Po bolesnym odpadnięciu z Ligi Mistrzów, w Monachium nie milkną echa porażki. W centrum wewnętrznych analiz znalazł się nie kto inny jak Joshua Kimmich, którego postawa pozostawiała wiele do życzenia.
Choć Joshua Kimmich niezmiennie uchodzi za serce środka pola Bayernu i jednego z najważniejszych graczy w układance Vincenta Kompany’ego, jego występ w rewanżowym meczu ćwierćfinału Ligi Mistrzów z Interem Mediolan wywołał poruszenie. Nie tylko w mediach, ale i w samym klubie.
Według doniesień SPORT1, przedstawiciele mistrzów Niemiec mieli wewnętrznie poddać grę Kimmicha poważnej analizie. I choć 29-latek niemal zawsze uważany był za niezastąpionego lidera, tym razem ocena jego postawy miała być znacznie bardziej krytyczna.
Zarząd klubu miał oczekiwać od pomocnika większego wpływu na grę, zarówno jeśli chodzi o przywództwo, jak i konkretne zagrania w kluczowych momentach. Szczególnie dotkliwa była sytuacja przy bramce na 1-1, kiedy Kimmich nie zdołał skutecznie wybić piłki z własnego pola karnego, co bezlitośnie wykorzystał Lautaro Martínez.
Do tego doszły straty piłki, nietypowe jak na standardy reprezentanta Niemiec. Włoski dziennik Tuttosport nie zostawił na pomocniku suchej nitki, pisząc po meczu: "Kimmich, najważniejsza postać w Bayernie, został zatopiony przez Lautaro."
Cała sytuacja jest tym bardziej zaskakująca, że zaledwie kilka tygodni temu Bayern ogłosił przedłużenie kontraktu z Kimmichem do 2029 roku. Negocjacje miały trwać miesiącami, a w pewnym momencie rozmowy nawet zawieszono. Finalnie jednak strony doszły do porozumienia, co wzmocniło oczekiwania względem piłkarza, nie tylko pod kątem sportowym, ale również jako lidera drużyny.
Według doniesień, niektórzy działacze liczyli, że właśnie w takich momentach jak starcie na San Siro, Kimmich weźmie zespół na swoje barki i da przykład reszcie zespołu.
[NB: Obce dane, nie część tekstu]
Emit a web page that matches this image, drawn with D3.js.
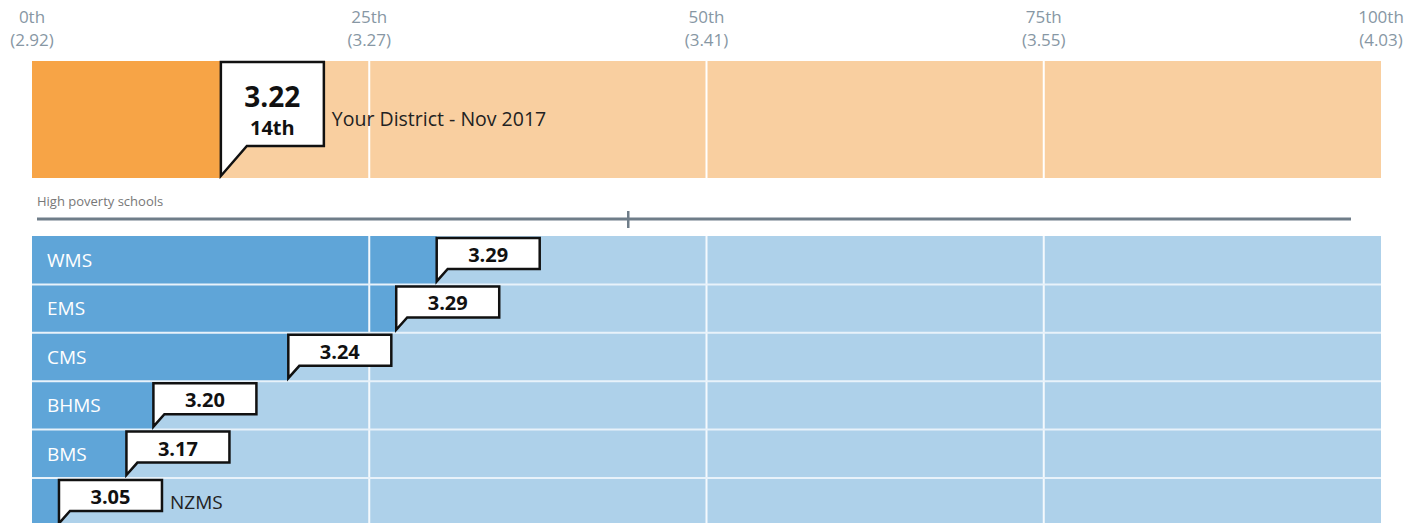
<!DOCTYPE html>
<html>
<head>
<meta charset="utf-8">
<script src="https://cdn.jsdelivr.net/npm/d3@7"></script>
<style>
  body { margin: 0; background: #fff; }
  svg { display: block; font-family: "Open Sans", sans-serif; }
</style>
</head>
<body>
<svg width="1421" height="523"></svg>
<script>
// percentile axis
const tickPercentiles = [0, 25, 50, 75, 100]
const tickLabels = ["0th", "25th", "50th", "75th", "100th"]
const tickScores = ["(2.92)", "(3.27)", "(3.41)", "(3.55)", "(4.03)"]

// district
const districtScore = "3.22"
const districtPercentile = 14
const districtLabel = "Your District - Nov 2017"

// high poverty schools
const groupLabel = "High poverty schools"
const groupMarker = 44.2
const schools = ["WMS", "EMS", "CMS", "BHMS", "BMS", "NZMS"]
const schoolScores = ["3.29", "3.29", "3.24", "3.20", "3.17", "3.05"]
const schoolPercentiles = [30, 27, 19, 9, 7, 2]

const svg = d3.select("svg")
const x = d3.scaleLinear().domain([0, 100]).range([32, 1381])

const boxW = 103

// top tick labels
const ticks = svg.append("g").attr("fill", "#8797a4").style("font-size", "17px").attr("text-anchor", "middle")
tickPercentiles.forEach((p, i) => {
  ticks.append("text").attr("x", x(p)).attr("y", 23).text(tickLabels[i])
  ticks.append("text").attr("x", x(p)).attr("y", 46).text(tickScores[i])
})

// district band
const bandTop = 61, bandH = 117
svg.append("rect").attr("x", x(0)).attr("y", bandTop).attr("width", x(100) - x(0)).attr("height", bandH).attr("fill", "#f9cfa0")
svg.append("rect").attr("x", x(0)).attr("y", bandTop).attr("width", x(districtPercentile) - x(0)).attr("height", bandH).attr("fill", "#f7a446")
svg.selectAll(".vgrid1").data([25, 50, 75]).join("line")
  .attr("x1", d => x(d)).attr("x2", d => x(d)).attr("y1", bandTop).attr("y2", bandTop + bandH)
  .attr("stroke", "#fff").attr("stroke-width", 2)

function callout(g, px, top, h, tipY, dx) {
  g.append("path")
    .attr("d", `M${px},${top}H${px + boxW}V${top + h}H${px + dx}L${px},${tipY}Z`)
    .attr("fill", "#fff").attr("stroke", "#111").attr("stroke-width", 2.5).attr("stroke-linejoin", "miter")
}

const dg = svg.append("g")
const dx0 = x(districtPercentile)
callout(dg, dx0, bandTop + 1, 84, bandTop + bandH - 2, 26)
dg.append("text").attr("x", dx0 + boxW / 2).attr("y", 107).attr("text-anchor", "middle")
  .style("font-size", "28px").style("font-weight", "bold").attr("fill", "#111").text(districtScore)
dg.append("text").attr("x", dx0 + boxW / 2).attr("y", 135).attr("text-anchor", "middle")
  .style("font-size", "20px").style("font-weight", "bold").attr("fill", "#111").text(districtPercentile + "th")
dg.append("text").attr("x", dx0 + boxW + 8).attr("y", 126)
  .style("font-size", "19.5px").attr("fill", "#222").text(districtLabel)

// group header
svg.append("text").attr("x", 37).attr("y", 206).style("font-size", "13px").attr("fill", "#777").text(groupLabel)
svg.append("line").attr("x1", 37).attr("x2", 1351).attr("y1", 219).attr("y2", 219)
  .attr("stroke", "#6f7d89").attr("stroke-width", 3)
svg.append("line").attr("x1", x(groupMarker)).attr("x2", x(groupMarker)).attr("y1", 211).attr("y2", 228)
  .attr("stroke", "#6f7d89").attr("stroke-width", 2.5)

// school rows
const rowH = 48.4
const y = d3.scaleBand().domain(schools).range([236, 236 + rowH * schools.length])

const rows = svg.selectAll(".row").data(schools).join("g")
rows.append("rect").attr("x", x(0)).attr("y", d => y(d)).attr("width", x(100) - x(0)).attr("height", y.bandwidth())
  .attr("fill", "#aed1ea")
rows.append("rect").attr("x", x(0)).attr("y", d => y(d)).attr("width", (d, i) => x(schoolPercentiles[i]) - x(0))
  .attr("height", y.bandwidth()).attr("fill", "#5fa5d8")
svg.selectAll(".vgrid2").data([25, 50, 75]).join("line")
  .attr("x1", d => x(d)).attr("x2", d => x(d)).attr("y1", 236).attr("y2", 236 + rowH * schools.length)
  .attr("stroke", "#f4f9fd").attr("stroke-width", 2)
svg.selectAll(".hsep").data(schools.slice(1)).join("line")
  .attr("x1", x(0)).attr("x2", x(100)).attr("y1", d => y(d)).attr("y2", d => y(d))
  .attr("stroke", "#e8f2fa").attr("stroke-width", 2)

schools.forEach((s, i) => {
  const g = svg.append("g")
  const top = y(s)
  const px = x(schoolPercentiles[i])
  callout(g, px, top + 2, 31, top + y.bandwidth() - 3, 11)
  g.append("text").attr("x", px + boxW / 2).attr("y", top + 26).attr("text-anchor", "middle")
    .style("font-size", "20px").style("font-weight", "bold").attr("fill", "#111").text(schoolScores[i])
  const inside = px - x(0) > 70
  g.append("text")
    .attr("x", inside ? 47 : px + boxW + 8).attr("y", top + 31)
    .style("font-size", "19px").attr("fill", inside ? "#fff" : "#222").text(s)
})
</script>
</body>
</html>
Na krytykę piłkarz odpowiedział najlepiej, jak mógł – na murawie. W wygranym 4-0 spotkaniu z Heidenheim nie tylko pokazał zdecydowanie większą aktywność, ale też sam wpisał się na listę strzelców. Czy to wystarczy, by rozwiać wątpliwości wewnątrz klubu? Czas pokaże.